-- START OF Source data --

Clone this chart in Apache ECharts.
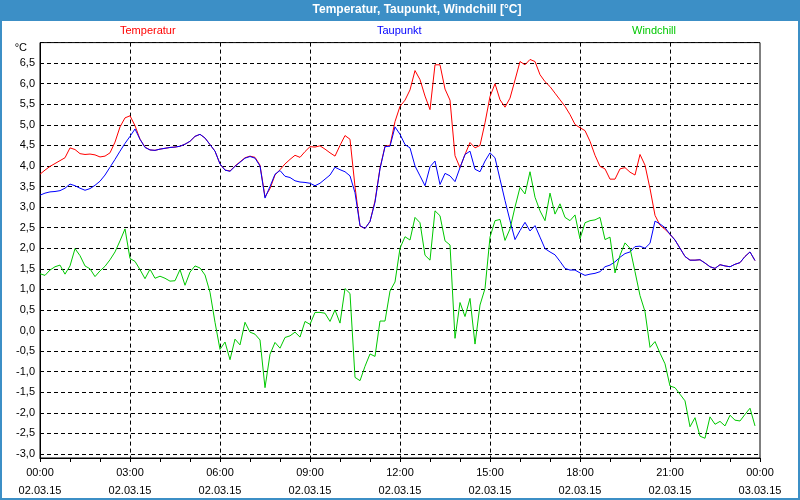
<!DOCTYPE html>
<html><head><meta charset="utf-8">
<script src="https://cdn.jsdelivr.net/npm/echarts@6/dist/echarts.min.js"></script>
<style>html,body{margin:0;padding:0;background:#fff}#c{width:800px;height:500px}</style>
</head><body><div id="c"></div>
<script>
// Time labels, one every 10 minutes, 02.03.15 00:00 .. 03.03.15 00:00
var timeLabels = [];
for (var i = 0; i <= 144; i++) {
  var h = Math.floor(i / 6), m = (i % 6) * 10;
  timeLabels.push((h % 24 < 10 ? '0' : '') + (h % 24) + ':' + (m < 10 ? '0' : '') + m);
}
var dateLabels = ['02.03.15', '03.03.15'];
var seriesNames = ['Temperatur', 'Taupunkt', 'Windchill'];

var temperatur = [
 3.80,3.90,3.99,4.06,4.13,4.20,4.44,4.40,4.30,4.28,4.29,4.27,4.22,4.24,4.32,4.58,4.95,5.17,5.22,4.98,4.65,4.46,4.39,4.38,4.41,4.43,4.45,4.46,4.48,4.53,4.60,4.72,4.77,4.68,4.52,4.36,
 4.05,3.90,3.88,4.00,4.10,4.20,4.24,4.21,4.02,3.25,3.45,3.78,3.91,4.05,4.16,4.26,4.21,4.35,4.47,4.46,4.49,4.41,4.32,4.24,4.50,4.74,4.65,3.50,2.54,2.48,2.65,3.15,3.95,4.48,4.50,5.08,
 5.45,5.60,5.85,6.32,6.10,5.70,5.37,6.46,6.46,5.87,5.60,4.25,3.96,4.28,4.57,4.44,4.50,5.05,5.69,6.00,5.61,5.43,5.65,6.09,6.54,6.46,6.59,6.54,6.22,6.05,5.93,5.77,5.61,5.45,5.25,5.01,
 4.93,4.86,4.60,4.26,3.99,3.93,3.68,3.68,3.93,3.96,3.85,3.78,4.28,4.02,3.45,2.80,2.56,2.46,2.34,2.20,2.00,1.80,1.71,1.71,1.72,1.64,1.55,1.51,1.60,1.57,1.55,1.61,1.65,1.80,1.91,1.70
];
var taupunkt = [
 3.29,3.34,3.37,3.38,3.40,3.46,3.56,3.52,3.46,3.41,3.45,3.53,3.63,3.78,3.97,4.16,4.36,4.55,4.72,4.90,4.65,4.45,4.39,4.38,4.41,4.43,4.45,4.46,4.48,4.53,4.60,4.72,4.77,4.68,4.52,4.36,
 4.05,3.90,3.87,3.99,4.09,4.19,4.23,4.19,4.00,3.22,3.50,3.80,3.89,3.75,3.72,3.64,3.61,3.60,3.58,3.52,3.58,3.68,3.78,3.97,3.91,3.86,3.76,3.35,2.55,2.48,2.65,3.12,3.93,4.47,4.48,4.95,
 4.77,4.52,4.44,4.00,3.76,3.52,3.98,4.12,3.55,3.82,3.76,3.62,3.96,4.28,4.36,3.92,3.86,4.12,4.32,4.20,3.68,3.16,2.67,2.21,2.43,2.63,2.42,2.55,2.27,1.99,1.91,1.84,1.68,1.51,1.47,1.47,
 1.40,1.34,1.37,1.39,1.43,1.55,1.59,1.67,1.78,1.87,1.91,2.04,2.05,2.00,2.12,2.66,2.59,2.50,2.34,2.20,2.00,1.80,1.71,1.71,1.72,1.64,1.55,1.51,1.60,1.57,1.55,1.61,1.65,1.80,1.91,1.70
];
var windchill = [
 1.38,1.34,1.47,1.55,1.59,1.37,1.57,1.99,1.82,1.57,1.50,1.31,1.45,1.56,1.72,1.91,2.18,2.47,1.75,1.68,1.48,1.26,1.49,1.27,1.32,1.27,1.20,1.21,1.48,1.10,1.42,1.57,1.52,1.35,0.93,0.20,
 -0.46,-0.28,-0.71,-0.21,-0.35,0.20,-0.04,-0.09,-0.23,-1.39,-0.58,-0.29,-0.43,-0.17,-0.13,-0.04,-0.16,0.22,0.15,0.44,0.44,0.42,0.22,0.50,0.18,1.02,0.90,-1.14,-1.22,-0.87,-0.57,-0.63,0.23,0.23,0.96,1.18,
 2.00,2.28,2.20,2.75,2.62,1.83,1.71,2.91,2.79,2.18,2.08,-0.19,0.68,0.34,0.78,-0.33,0.62,1.02,2.27,2.67,2.70,2.19,2.47,3.00,3.48,3.32,3.86,3.24,2.91,2.67,3.34,2.83,3.08,2.75,2.67,2.81,
 2.23,2.62,2.67,2.69,2.75,2.21,2.27,1.40,1.83,2.13,2.00,1.43,0.85,0.46,-0.41,-0.27,-0.55,-0.81,-1.35,-1.39,-1.55,-1.71,-2.34,-2.12,-2.57,-2.62,-2.10,-2.28,-2.21,-2.32,-2.06,-2.18,-2.20,-2.04,-1.89,-2.32
];
var colors = ['#ff0000', '#0000ff', '#00c800'];
var FONT = 'Liberation Sans';

var chart = echarts.init(document.getElementById('c'), null, {renderer: 'canvas'});
function legendFor(i, left) {
  return {
    left: left, top: 25, icon: 'none', itemWidth: 0, itemHeight: 0, itemGap: 0,
    selectedMode: false, padding: 0,
    textStyle: {fontFamily: FONT, fontSize: 11, color: colors[i], padding: 0},
    data: [{name: seriesNames[i], textStyle: {color: colors[i]}}]
  };
}
chart.setOption({
  animation: false,
  backgroundColor: '#3c8fc6',
  graphic: [{type: 'rect', shape: {x: 2, y: 21, width: 796, height: 477}, style: {fill: '#ffffff'}, silent: true, z: -10}],
  title: {
    text: 'Temperatur, Taupunkt, Windchill [°C]', left: 417, top: 4, textAlign: 'center', padding: 0,
    textStyle: {color: '#ffffff', fontFamily: FONT, fontWeight: 'bold', fontSize: 12}
  },
  legend: [legendFor(0, 115), legendFor(1, 372), legendFor(2, 627)],
  grid: {left: 40, right: 40, top: 42.6, bottom: 39.2, show: true, borderColor: '#000', borderWidth: 1, backgroundColor: 'transparent'},
  xAxis: {
    type: 'category', boundaryGap: false, data: timeLabels,
    axisLine: {onZero: false, lineStyle: {color: '#000', width: 1}},
    axisTick: {show: true, length: 4, interval: function (idx) { return idx % 6 === 0; }, lineStyle: {color: '#000'}},
    axisLabel: {
      interval: function (idx) { return idx % 18 === 0; }, margin: 6, color: '#000', fontFamily: FONT, fontSize: 11, lineHeight: 18,
      formatter: function (v, idx) { return v + '\n' + (idx === 144 ? dateLabels[1] : dateLabels[0]); }
    },
    splitLine: {show: true, interval: function (idx) { return idx % 18 === 0 && idx > 0 && idx < 144; }, lineStyle: {color: '#000', type: [4, 3], width: 1}}
  },
  yAxis: {
    type: 'value', min: -3.1, max: 7, splitNumber: 20,
    name: '°C', nameLocation: 'end', nameGap: 0,
    nameTextStyle: {align: 'right', verticalAlign: 'top', padding: [0, 13, 0, 0], color: '#000', fontFamily: FONT, fontSize: 11},
    axisLine: {show: true, lineStyle: {color: '#000', width: 1}},
    axisTick: {show: false},
    axisLabel: {
      margin: 5, color: '#000', fontFamily: FONT, fontSize: 11,
      formatter: function (v) { var r = Math.round(v * 10) / 10; if (r < -3.05 || r > 6.95) return ''; return r.toFixed(1).replace('.', ','); }
    },
    splitLine: {show: true, lineStyle: {color: '#000', type: [4, 3], width: 1}}
  },
  series: [
    {name: seriesNames[0], type: 'line', data: temperatur, showSymbol: false, symbol: 'none', lineStyle: {color: colors[0], width: 1}, itemStyle: {color: colors[0]}},
    {name: seriesNames[1], type: 'line', data: taupunkt, showSymbol: false, symbol: 'none', lineStyle: {color: colors[1], width: 1}, itemStyle: {color: colors[1]}},
    {name: seriesNames[2], type: 'line', data: windchill, showSymbol: false, symbol: 'none', lineStyle: {color: colors[2], width: 1}, itemStyle: {color: colors[2]}}
  ]
});
</script></body></html>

-- END OF Source data --

• Work required: Starting at the top of the listing above, reproduce each line up to and including the one with "var seriesNames = ['Temperatur', 'Taupunkt', 'Windchill'];"; omit the pictures.

• Final answer:
Clone this chart in Apache ECharts.
<!DOCTYPE html>
<html><head><meta charset="utf-8">
<script src="https://cdn.jsdelivr.net/npm/echarts@6/dist/echarts.min.js"></script>
<style>html,body{margin:0;padding:0;background:#fff}#c{width:800px;height:500px}</style>
</head><body><div id="c"></div>
<script>
// Time labels, one every 10 minutes, 02.03.15 00:00 .. 03.03.15 00:00
var timeLabels = [];
for (var i = 0; i <= 144; i++) {
  var h = Math.floor(i / 6), m = (i % 6) * 10;
  timeLabels.push((h % 24 < 10 ? '0' : '') + (h % 24) + ':' + (m < 10 ? '0' : '') + m);
}
var dateLabels = ['02.03.15', '03.03.15'];
var seriesNames = ['Temperatur', 'Taupunkt', 'Windchill'];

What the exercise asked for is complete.